### [THE REQUEST]
Reproduce each line from the first in the data through the line that contains "y_ticks = [-30000, -20000, -10000, 0, 10000, 20000, 30000]" exactly; give nothing else.

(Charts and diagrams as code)
________________________________________

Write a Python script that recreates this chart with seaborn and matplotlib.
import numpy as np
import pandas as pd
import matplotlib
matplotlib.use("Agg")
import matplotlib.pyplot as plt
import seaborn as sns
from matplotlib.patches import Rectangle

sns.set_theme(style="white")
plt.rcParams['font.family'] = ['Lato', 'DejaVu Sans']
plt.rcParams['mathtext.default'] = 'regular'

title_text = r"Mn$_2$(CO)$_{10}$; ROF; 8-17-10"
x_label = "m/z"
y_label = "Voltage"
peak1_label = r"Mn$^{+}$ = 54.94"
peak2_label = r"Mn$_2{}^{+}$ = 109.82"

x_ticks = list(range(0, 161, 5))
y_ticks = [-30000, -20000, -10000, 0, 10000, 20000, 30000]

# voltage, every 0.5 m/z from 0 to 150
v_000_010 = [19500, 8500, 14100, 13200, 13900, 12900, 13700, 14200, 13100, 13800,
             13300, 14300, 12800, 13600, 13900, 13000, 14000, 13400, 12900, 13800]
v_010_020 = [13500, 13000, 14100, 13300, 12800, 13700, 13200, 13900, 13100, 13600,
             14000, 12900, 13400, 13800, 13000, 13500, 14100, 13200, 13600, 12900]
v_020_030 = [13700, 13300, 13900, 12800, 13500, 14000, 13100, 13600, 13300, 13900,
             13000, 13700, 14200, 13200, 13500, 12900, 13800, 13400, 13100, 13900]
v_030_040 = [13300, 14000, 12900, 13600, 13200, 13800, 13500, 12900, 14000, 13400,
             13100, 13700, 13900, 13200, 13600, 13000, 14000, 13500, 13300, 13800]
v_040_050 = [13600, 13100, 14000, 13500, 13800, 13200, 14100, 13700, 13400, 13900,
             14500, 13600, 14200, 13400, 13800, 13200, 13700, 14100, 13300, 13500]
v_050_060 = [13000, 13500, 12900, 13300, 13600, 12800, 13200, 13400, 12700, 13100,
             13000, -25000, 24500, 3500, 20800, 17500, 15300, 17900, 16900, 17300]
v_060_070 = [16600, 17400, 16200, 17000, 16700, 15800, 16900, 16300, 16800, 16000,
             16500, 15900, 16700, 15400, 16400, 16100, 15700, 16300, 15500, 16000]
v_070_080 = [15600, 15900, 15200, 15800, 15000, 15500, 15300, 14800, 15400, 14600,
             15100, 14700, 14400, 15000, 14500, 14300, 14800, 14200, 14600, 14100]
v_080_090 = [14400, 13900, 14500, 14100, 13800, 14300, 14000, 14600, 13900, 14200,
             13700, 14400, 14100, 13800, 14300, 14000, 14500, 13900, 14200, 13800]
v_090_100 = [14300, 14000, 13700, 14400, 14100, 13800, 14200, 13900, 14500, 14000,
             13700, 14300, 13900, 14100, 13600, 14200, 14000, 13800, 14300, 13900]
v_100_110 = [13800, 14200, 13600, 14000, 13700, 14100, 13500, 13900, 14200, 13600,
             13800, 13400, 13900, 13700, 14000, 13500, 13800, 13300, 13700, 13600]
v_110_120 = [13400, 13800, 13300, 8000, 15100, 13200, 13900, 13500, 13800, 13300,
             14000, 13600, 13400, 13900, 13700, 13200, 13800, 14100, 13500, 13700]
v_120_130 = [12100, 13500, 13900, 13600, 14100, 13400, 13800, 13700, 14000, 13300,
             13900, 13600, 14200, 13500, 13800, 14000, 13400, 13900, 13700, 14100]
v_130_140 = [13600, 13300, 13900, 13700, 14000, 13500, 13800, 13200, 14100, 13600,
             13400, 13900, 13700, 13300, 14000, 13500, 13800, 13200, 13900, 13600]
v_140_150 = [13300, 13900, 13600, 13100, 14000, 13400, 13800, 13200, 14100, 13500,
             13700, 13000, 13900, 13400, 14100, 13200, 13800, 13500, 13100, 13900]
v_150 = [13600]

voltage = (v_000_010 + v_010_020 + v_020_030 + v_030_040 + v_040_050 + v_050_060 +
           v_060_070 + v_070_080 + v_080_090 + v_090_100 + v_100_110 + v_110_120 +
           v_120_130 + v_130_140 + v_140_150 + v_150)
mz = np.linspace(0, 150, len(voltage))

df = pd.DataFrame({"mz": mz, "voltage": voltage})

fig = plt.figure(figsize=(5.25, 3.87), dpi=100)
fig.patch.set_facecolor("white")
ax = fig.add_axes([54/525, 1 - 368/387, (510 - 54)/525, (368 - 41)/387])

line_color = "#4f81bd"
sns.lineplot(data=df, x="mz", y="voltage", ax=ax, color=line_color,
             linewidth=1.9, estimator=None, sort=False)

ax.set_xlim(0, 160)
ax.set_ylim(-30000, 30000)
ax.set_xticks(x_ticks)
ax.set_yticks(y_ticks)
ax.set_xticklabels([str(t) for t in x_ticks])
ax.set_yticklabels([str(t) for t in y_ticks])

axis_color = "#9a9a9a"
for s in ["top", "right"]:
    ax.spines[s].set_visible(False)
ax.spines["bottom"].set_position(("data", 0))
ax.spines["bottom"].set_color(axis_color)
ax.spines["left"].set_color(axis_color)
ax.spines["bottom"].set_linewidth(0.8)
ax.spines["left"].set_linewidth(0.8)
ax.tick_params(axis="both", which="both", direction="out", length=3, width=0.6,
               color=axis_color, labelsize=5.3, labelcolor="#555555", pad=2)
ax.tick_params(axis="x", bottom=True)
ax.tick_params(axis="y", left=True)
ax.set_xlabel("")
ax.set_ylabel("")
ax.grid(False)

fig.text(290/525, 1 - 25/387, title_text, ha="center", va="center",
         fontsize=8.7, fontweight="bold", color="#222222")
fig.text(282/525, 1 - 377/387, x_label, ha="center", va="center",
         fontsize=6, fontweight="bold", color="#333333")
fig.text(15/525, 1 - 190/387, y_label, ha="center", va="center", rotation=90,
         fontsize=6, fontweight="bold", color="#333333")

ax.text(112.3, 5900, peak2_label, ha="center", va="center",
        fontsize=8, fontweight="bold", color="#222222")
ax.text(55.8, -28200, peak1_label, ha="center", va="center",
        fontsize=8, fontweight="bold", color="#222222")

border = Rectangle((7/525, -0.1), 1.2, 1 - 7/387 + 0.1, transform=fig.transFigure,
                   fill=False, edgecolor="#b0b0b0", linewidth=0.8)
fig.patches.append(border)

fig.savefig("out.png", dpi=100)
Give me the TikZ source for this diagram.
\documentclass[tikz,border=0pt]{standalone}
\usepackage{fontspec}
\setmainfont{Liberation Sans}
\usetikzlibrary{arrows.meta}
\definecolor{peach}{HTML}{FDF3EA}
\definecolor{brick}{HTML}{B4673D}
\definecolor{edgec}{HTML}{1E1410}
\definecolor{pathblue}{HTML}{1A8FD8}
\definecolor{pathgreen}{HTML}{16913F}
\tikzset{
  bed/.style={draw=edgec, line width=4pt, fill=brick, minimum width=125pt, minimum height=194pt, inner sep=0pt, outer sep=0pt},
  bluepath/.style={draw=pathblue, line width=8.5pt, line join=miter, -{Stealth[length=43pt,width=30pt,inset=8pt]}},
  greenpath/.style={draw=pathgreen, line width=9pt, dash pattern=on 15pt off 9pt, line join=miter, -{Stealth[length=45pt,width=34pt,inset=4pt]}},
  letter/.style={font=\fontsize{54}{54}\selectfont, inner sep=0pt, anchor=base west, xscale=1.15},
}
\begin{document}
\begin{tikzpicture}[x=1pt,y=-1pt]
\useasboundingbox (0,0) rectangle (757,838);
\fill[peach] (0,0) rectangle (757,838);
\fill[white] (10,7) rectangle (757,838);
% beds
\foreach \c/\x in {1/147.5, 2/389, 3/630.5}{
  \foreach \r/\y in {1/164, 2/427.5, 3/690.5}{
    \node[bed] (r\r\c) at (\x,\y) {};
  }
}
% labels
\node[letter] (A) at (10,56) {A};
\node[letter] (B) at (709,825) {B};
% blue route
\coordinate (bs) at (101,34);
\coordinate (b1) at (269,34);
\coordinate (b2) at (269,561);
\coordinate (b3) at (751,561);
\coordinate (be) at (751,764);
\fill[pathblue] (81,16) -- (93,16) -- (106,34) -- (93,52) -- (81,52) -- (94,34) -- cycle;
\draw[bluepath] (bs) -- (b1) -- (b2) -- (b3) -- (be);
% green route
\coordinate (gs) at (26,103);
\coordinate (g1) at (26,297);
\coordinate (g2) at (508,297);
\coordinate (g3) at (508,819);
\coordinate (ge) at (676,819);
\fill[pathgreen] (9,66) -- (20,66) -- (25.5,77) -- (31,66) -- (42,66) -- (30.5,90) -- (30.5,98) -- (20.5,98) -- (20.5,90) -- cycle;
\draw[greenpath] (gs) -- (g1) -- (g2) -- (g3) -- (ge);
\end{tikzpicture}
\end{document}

________________________________________

### [SOLUTION BELOW]
Write a Python script that recreates this chart with seaborn and matplotlib.
import numpy as np
import pandas as pd
import matplotlib
matplotlib.use("Agg")
import matplotlib.pyplot as plt
import seaborn as sns
from matplotlib.patches import Rectangle

sns.set_theme(style="white")
plt.rcParams['font.family'] = ['Lato', 'DejaVu Sans']
plt.rcParams['mathtext.default'] = 'regular'

title_text = r"Mn$_2$(CO)$_{10}$; ROF; 8-17-10"
x_label = "m/z"
y_label = "Voltage"
peak1_label = r"Mn$^{+}$ = 54.94"
peak2_label = r"Mn$_2{}^{+}$ = 109.82"

x_ticks = list(range(0, 161, 5))
y_ticks = [-30000, -20000, -10000, 0, 10000, 20000, 30000]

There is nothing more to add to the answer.